A new year
Tonight 2016 ends. I don’t know if it was a good year or a bad year. I do believe it was a year with a lot of change.
Change brought about for good (or for bad) as some may believe. I lost my last grandparent, I lost a dog, I spent 10 days in New York, and I read a few good books. I found a place for myself in my own eyes and in the work I do.
I don’t believe change is about resolutions. A new year is an arbitrary deadline. How will I decide something without understanding how it will affect the rest of my year.
But the one new year resolution, which is worth making and worth keeping, is to lose my own personal inertia. In the balance, this was a good year at least for me. I think I managed to lose some of my resistance to change.
For a few years now, I share a story with people as part of my new year greetings. A lot of old friends have read this story, many new friends and readers may read it for the first time.
I leave you now with the original story… Have a peaceful and happy 2017.

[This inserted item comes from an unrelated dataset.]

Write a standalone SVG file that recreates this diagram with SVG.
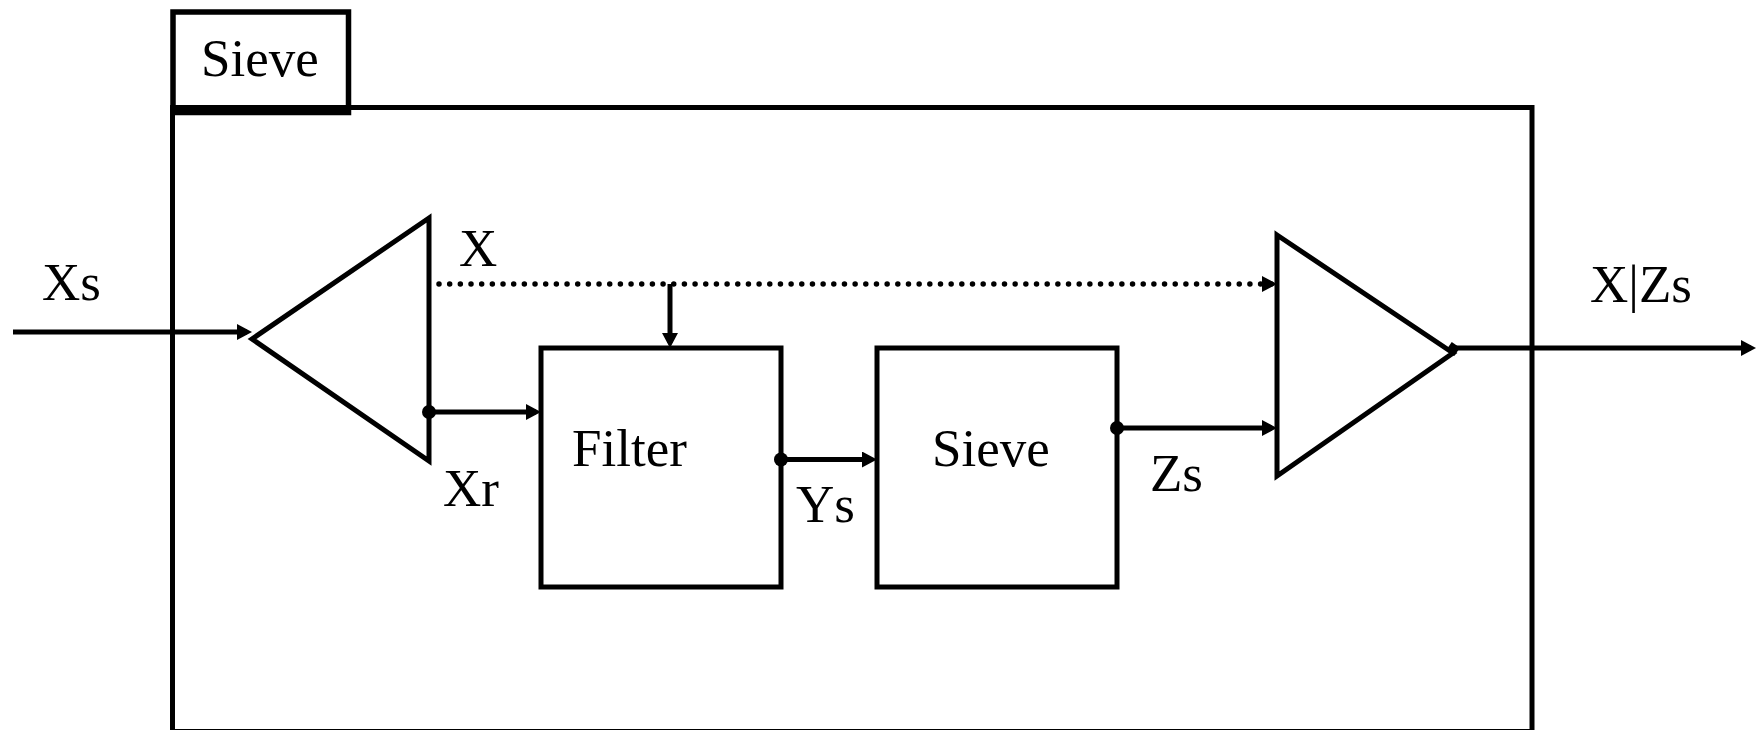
<svg xmlns="http://www.w3.org/2000/svg" width="1756" height="730" viewBox="0 0 1756 730">
<style>
.s{fill:none;stroke:#000;stroke-width:5}
.t{font-family:"Liberation Serif","Times New Roman",serif;font-size:53px;fill:#000}
.dot{fill:#000}
</style>
<defs>
<marker id="ah" markerWidth="17" markerHeight="17" refX="10" refY="8" orient="auto" markerUnits="userSpaceOnUse">
<path d="M0,0 L15,8 L0,16 z" fill="#000"/>
</marker>
</defs>
<rect width="1756" height="730" fill="#fff"/>
<g id="outer">
<rect class="s" x="172.5" y="107.5" width="1359.5" height="624"/>
</g>
<g id="outer-label">
<rect class="s" x="173" y="12" width="175.5" height="100.5" style="stroke-width:5.5"/>
<text class="t" x="201" y="76">Sieve</text>
</g>
<g id="split">
<path class="s" d="M429,218 L252,339 L429,461 Z"/>
</g>
<g id="filter">
<rect class="s" x="541" y="348" width="240" height="239"/>
<text class="t" x="572" y="466">Filter</text>
</g>
<g id="sieve">
<rect class="s" x="877" y="348" width="240" height="239"/>
<text class="t" x="932" y="466">Sieve</text>
</g>
<g id="merge">
<path class="s" d="M1277,235 L1453,353 L1277,476 Z"/>
</g>
<g id="connectors">
<path class="s" d="M13,332 L247,332" marker-end="url(#ah)"/>
<path class="s" d="M429,412 L536,412" marker-end="url(#ah)"/>
<circle class="dot" cx="429" cy="412" r="7"/>
<path class="s" d="M439,284 L1272,284" style="stroke-dasharray:0 10.67;stroke-linecap:round;stroke-width:5.5" marker-end="url(#ah)"/>
<path class="s" d="M670,284 L670,343" marker-end="url(#ah)"/>
<path class="s" d="M781,459.5 L872,459.5" marker-end="url(#ah)"/>
<circle class="dot" cx="781" cy="459.5" r="7"/>
<path class="s" d="M1117,428 L1272,428" marker-end="url(#ah)"/>
<circle class="dot" cx="1117" cy="428" r="7"/>
<path class="s" d="M1452,348 L1751,348" marker-end="url(#ah)"/>
<rect class="dot" x="-5" y="-5" width="10" height="10" transform="translate(1453,349) rotate(35)"/>
</g>
<g id="labels">
<text class="t" x="42" y="300">Xs</text>
<text class="t" x="459" y="266">X</text>
<text class="t" x="443" y="506">Xr</text>
<text class="t" x="796" y="522">Ys</text>
<text class="t" x="1150" y="491">Zs</text>
<text class="t" x="1590" y="302">X|Zs</text>
</g>
</svg>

I flagged the bus, got in, tapped my card on the reader and looked around for an empty seat. There it was, right at the back. I grabbed a pole immediately to steady myself and started making my way towards the empty seat. Very very slowly. Suddenly I had the strange realisation that there actually was no need to grab the pole. Or even to walk that slowly. The bus wasn’t budging. At all. Maybe someone else had flagged it? I turned around, but there was no one. The front door had been closed.
And that’s when I noticed it. The driver was looking at me in his rear view mirror. The bus was still stationary. What had I done? Was he going to holler, “Excuse me, you didn’t tap your card!”? No, I was positive I had tapped my card. What was it then? Had I dropped something? No. Was there another vehicle in front of the bus? No.
Oh wait, had the bus broken down? I got on the bus and it broke down? I looked around guiltily at the people around me. Strangely, they did not seem to be annoyed or even curious about the stalled bus.
I turned around again and the driver still seemed to be following my movements in the mirror. “All right, what is it???? Move already!!!” I wanted to yell. But by then, I had already reached my seat.
The moment I sat down, the driver started the bus.
And that’s when it hit me. He was waiting for me to get to my seat before he started the bus. He didn’t want me to be jolted off my feet and fall flat on the bus floor.
And that’s why no one on the bus was wondering why the bus wasn’t moving. They had all been treated with the same care.
Among all the reasons for the stalling of the bus that had crossed my mind, this one just… wasn’t there. The guy was just being nice.
To me, that was the real jolt.
I raised my hand to thank the driver and he smiled in the mirror and nodded an acknowledgement.
Inertia. Resistance to a change in state. Maybe all of us need a little dose of such incidents. To open up our minds a little more and get rid of the inertia that has made us thus.
I came across the anecdote above on the internet, a few years back, and have not yet been able to find the original author. If someone knows who wrote this please ping me. I would love to be able to credit this story.